TO BE DONE: Copy the listing verbatim, excluding any images found in it.

SUPPLIED DATA:
_ _ _
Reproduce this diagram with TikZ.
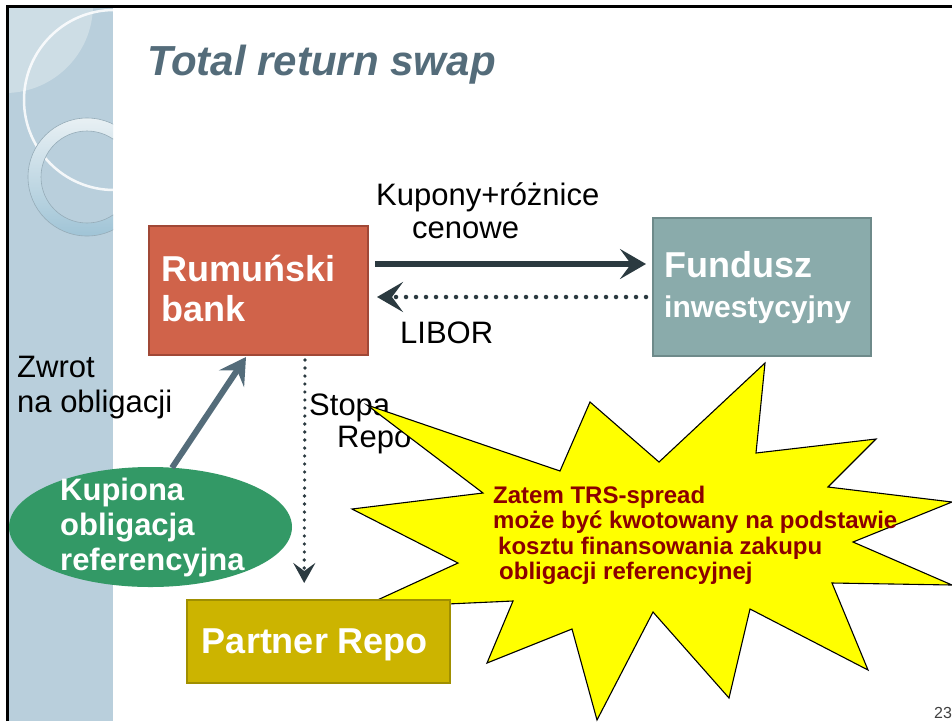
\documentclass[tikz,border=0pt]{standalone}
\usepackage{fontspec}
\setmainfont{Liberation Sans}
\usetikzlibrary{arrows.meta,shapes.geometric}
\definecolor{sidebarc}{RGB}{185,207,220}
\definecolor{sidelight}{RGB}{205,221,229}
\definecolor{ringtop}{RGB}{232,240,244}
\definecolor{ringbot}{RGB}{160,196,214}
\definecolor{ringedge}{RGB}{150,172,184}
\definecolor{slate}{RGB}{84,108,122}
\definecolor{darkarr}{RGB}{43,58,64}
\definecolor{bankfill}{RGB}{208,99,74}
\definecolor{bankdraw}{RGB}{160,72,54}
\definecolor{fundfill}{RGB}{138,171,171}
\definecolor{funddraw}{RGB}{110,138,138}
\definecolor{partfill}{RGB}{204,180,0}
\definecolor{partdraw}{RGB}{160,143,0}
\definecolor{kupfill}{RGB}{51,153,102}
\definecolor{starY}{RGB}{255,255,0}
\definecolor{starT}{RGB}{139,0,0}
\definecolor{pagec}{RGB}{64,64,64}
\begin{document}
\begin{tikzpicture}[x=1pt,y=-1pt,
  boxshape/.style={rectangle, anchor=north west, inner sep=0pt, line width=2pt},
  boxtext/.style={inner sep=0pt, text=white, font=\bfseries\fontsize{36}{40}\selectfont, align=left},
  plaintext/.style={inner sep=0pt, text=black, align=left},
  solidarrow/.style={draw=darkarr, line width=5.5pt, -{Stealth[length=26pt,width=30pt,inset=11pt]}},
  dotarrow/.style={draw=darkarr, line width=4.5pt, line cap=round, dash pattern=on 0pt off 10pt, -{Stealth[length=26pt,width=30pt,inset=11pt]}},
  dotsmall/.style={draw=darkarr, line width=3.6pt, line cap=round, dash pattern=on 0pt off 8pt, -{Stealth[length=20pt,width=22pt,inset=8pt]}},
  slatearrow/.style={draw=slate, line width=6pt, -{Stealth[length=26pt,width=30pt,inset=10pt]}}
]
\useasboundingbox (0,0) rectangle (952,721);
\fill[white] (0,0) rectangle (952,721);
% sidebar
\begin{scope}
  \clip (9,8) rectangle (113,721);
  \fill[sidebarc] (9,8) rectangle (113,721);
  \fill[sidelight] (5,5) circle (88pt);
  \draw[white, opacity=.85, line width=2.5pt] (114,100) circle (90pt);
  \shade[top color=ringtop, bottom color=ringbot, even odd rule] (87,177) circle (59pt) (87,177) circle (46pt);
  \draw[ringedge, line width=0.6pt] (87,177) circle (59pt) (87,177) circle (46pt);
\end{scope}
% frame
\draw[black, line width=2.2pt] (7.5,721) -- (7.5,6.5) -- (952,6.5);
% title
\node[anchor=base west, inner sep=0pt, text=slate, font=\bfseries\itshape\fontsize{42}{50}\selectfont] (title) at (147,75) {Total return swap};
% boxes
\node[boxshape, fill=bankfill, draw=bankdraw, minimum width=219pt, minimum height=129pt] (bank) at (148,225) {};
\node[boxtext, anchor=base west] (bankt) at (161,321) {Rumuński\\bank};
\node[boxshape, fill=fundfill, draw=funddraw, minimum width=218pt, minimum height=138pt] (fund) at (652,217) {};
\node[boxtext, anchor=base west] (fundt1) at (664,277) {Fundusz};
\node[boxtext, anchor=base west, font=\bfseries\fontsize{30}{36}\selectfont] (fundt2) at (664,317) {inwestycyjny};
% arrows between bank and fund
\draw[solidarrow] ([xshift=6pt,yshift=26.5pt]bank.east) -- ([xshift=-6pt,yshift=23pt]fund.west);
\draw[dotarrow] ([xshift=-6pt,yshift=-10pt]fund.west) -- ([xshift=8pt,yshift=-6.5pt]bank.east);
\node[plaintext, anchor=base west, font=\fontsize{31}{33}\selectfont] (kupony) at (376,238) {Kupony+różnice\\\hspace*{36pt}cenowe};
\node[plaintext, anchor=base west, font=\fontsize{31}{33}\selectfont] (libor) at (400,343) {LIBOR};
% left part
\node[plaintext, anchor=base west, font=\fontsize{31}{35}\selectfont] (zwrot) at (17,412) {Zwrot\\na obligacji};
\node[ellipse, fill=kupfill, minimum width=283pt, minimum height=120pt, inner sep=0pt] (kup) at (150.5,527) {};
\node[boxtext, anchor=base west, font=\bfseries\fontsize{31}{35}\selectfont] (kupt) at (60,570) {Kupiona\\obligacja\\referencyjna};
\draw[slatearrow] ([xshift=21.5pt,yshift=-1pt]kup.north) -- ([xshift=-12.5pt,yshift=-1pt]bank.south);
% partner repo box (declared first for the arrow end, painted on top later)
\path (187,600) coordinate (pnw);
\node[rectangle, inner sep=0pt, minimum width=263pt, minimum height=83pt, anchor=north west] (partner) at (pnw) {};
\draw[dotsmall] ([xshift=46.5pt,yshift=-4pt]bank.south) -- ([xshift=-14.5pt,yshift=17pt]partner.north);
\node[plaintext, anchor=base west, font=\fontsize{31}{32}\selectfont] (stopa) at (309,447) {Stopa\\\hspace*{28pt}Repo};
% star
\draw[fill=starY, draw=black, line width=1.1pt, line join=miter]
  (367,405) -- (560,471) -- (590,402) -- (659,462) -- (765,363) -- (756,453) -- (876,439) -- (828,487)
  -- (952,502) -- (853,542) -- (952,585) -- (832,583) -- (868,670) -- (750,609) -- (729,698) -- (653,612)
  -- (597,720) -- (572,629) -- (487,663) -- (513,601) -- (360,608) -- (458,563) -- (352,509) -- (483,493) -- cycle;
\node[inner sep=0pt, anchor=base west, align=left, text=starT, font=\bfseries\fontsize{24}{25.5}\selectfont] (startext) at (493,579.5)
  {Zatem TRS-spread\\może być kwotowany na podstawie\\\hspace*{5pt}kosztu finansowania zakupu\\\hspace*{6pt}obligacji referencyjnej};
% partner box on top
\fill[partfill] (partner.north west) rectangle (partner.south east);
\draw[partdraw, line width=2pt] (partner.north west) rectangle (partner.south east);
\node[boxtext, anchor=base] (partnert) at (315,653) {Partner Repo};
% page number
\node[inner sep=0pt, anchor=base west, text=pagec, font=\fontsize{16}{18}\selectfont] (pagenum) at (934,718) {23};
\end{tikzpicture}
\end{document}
_ _ _
EXERCISE RESULT:
Reproduce this diagram with TikZ.
\documentclass[tikz,border=0pt]{standalone}
\usepackage{fontspec}
\setmainfont{Liberation Sans}
\usetikzlibrary{arrows.meta,shapes.geometric}
\definecolor{sidebarc}{RGB}{185,207,220}
\definecolor{sidelight}{RGB}{205,221,229}
\definecolor{ringtop}{RGB}{232,240,244}
\definecolor{ringbot}{RGB}{160,196,214}
\definecolor{ringedge}{RGB}{150,172,184}
\definecolor{slate}{RGB}{84,108,122}
\definecolor{darkarr}{RGB}{43,58,64}
\definecolor{bankfill}{RGB}{208,99,74}
\definecolor{bankdraw}{RGB}{160,72,54}
\definecolor{fundfill}{RGB}{138,171,171}
\definecolor{funddraw}{RGB}{110,138,138}
\definecolor{partfill}{RGB}{204,180,0}
\definecolor{partdraw}{RGB}{160,143,0}
\definecolor{kupfill}{RGB}{51,153,102}
\definecolor{starY}{RGB}{255,255,0}
\definecolor{starT}{RGB}{139,0,0}
\definecolor{pagec}{RGB}{64,64,64}
\begin{document}
\begin{tikzpicture}[x=1pt,y=-1pt,
  boxshape/.style={rectangle, anchor=north west, inner sep=0pt, line width=2pt},
  boxtext/.style={inner sep=0pt, text=white, font=\bfseries\fontsize{36}{40}\selectfont, align=left},
  plaintext/.style={inner sep=0pt, text=black, align=left},
  solidarrow/.style={draw=darkarr, line width=5.5pt, -{Stealth[length=26pt,width=30pt,inset=11pt]}},
  dotarrow/.style={draw=darkarr, line width=4.5pt, line cap=round, dash pattern=on 0pt off 10pt, -{Stealth[length=26pt,width=30pt,inset=11pt]}},
  dotsmall/.style={draw=darkarr, line width=3.6pt, line cap=round, dash pattern=on 0pt off 8pt, -{Stealth[length=20pt,width=22pt,inset=8pt]}},
  slatearrow/.style={draw=slate, line width=6pt, -{Stealth[length=26pt,width=30pt,inset=10pt]}}
]
\useasboundingbox (0,0) rectangle (952,721);
\fill[white] (0,0) rectangle (952,721);
% sidebar
\begin{scope}
  \clip (9,8) rectangle (113,721);
  \fill[sidebarc] (9,8) rectangle (113,721);
  \fill[sidelight] (5,5) circle (88pt);
  \draw[white, opacity=.85, line width=2.5pt] (114,100) circle (90pt);
  \shade[top color=ringtop, bottom color=ringbot, even odd rule] (87,177) circle (59pt) (87,177) circle (46pt);
  \draw[ringedge, line width=0.6pt] (87,177) circle (59pt) (87,177) circle (46pt);
\end{scope}
% frame
\draw[black, line width=2.2pt] (7.5,721) -- (7.5,6.5) -- (952,6.5);
% title
\node[anchor=base west, inner sep=0pt, text=slate, font=\bfseries\itshape\fontsize{42}{50}\selectfont] (title) at (147,75) {Total return swap};
% boxes
\node[boxshape, fill=bankfill, draw=bankdraw, minimum width=219pt, minimum height=129pt] (bank) at (148,225) {};
\node[boxtext, anchor=base west] (bankt) at (161,321) {Rumuński\\bank};
\node[boxshape, fill=fundfill, draw=funddraw, minimum width=218pt, minimum height=138pt] (fund) at (652,217) {};
\node[boxtext, anchor=base west] (fundt1) at (664,277) {Fundusz};
\node[boxtext, anchor=base west, font=\bfseries\fontsize{30}{36}\selectfont] (fundt2) at (664,317) {inwestycyjny};
% arrows between bank and fund
\draw[solidarrow] ([xshift=6pt,yshift=26.5pt]bank.east) -- ([xshift=-6pt,yshift=23pt]fund.west);
\draw[dotarrow] ([xshift=-6pt,yshift=-10pt]fund.west) -- ([xshift=8pt,yshift=-6.5pt]bank.east);
\node[plaintext, anchor=base west, font=\fontsize{31}{33}\selectfont] (kupony) at (376,238) {Kupony+różnice\\\hspace*{36pt}cenowe};
\node[plaintext, anchor=base west, font=\fontsize{31}{33}\selectfont] (libor) at (400,343) {LIBOR};
% left part
\node[plaintext, anchor=base west, font=\fontsize{31}{35}\selectfont] (zwrot) at (17,412) {Zwrot\\na obligacji};
\node[ellipse, fill=kupfill, minimum width=283pt, minimum height=120pt, inner sep=0pt] (kup) at (150.5,527) {};
\node[boxtext, anchor=base west, font=\bfseries\fontsize{31}{35}\selectfont] (kupt) at (60,570) {Kupiona\\obligacja\\referencyjna};
\draw[slatearrow] ([xshift=21.5pt,yshift=-1pt]kup.north) -- ([xshift=-12.5pt,yshift=-1pt]bank.south);
% partner repo box (declared first for the arrow end, painted on top later)
\path (187,600) coordinate (pnw);
\node[rectangle, inner sep=0pt, minimum width=263pt, minimum height=83pt, anchor=north west] (partner) at (pnw) {};
\draw[dotsmall] ([xshift=46.5pt,yshift=-4pt]bank.south) -- ([xshift=-14.5pt,yshift=17pt]partner.north);
\node[plaintext, anchor=base west, font=\fontsize{31}{32}\selectfont] (stopa) at (309,447) {Stopa\\\hspace*{28pt}Repo};
% star
\draw[fill=starY, draw=black, line width=1.1pt, line join=miter]
  (367,405) -- (560,471) -- (590,402) -- (659,462) -- (765,363) -- (756,453) -- (876,439) -- (828,487)
  -- (952,502) -- (853,542) -- (952,585) -- (832,583) -- (868,670) -- (750,609) -- (729,698) -- (653,612)
  -- (597,720) -- (572,629) -- (487,663) -- (513,601) -- (360,608) -- (458,563) -- (352,509) -- (483,493) -- cycle;
\node[inner sep=0pt, anchor=base west, align=left, text=starT, font=\bfseries\fontsize{24}{25.5}\selectfont] (startext) at (493,579.5)
  {Zatem TRS-spread\\może być kwotowany na podstawie\\\hspace*{5pt}kosztu finansowania zakupu\\\hspace*{6pt}obligacji referencyjnej};
% partner box on top
\fill[partfill] (partner.north west) rectangle (partner.south east);
\draw[partdraw, line width=2pt] (partner.north west) rectangle (partner.south east);
\node[boxtext, anchor=base] (partnert) at (315,653) {Partner Repo};
% page number
\node[inner sep=0pt, anchor=base west, text=pagec, font=\fontsize{16}{18}\selectfont] (pagenum) at (934,718) {23};
\end{tikzpicture}
\end{document}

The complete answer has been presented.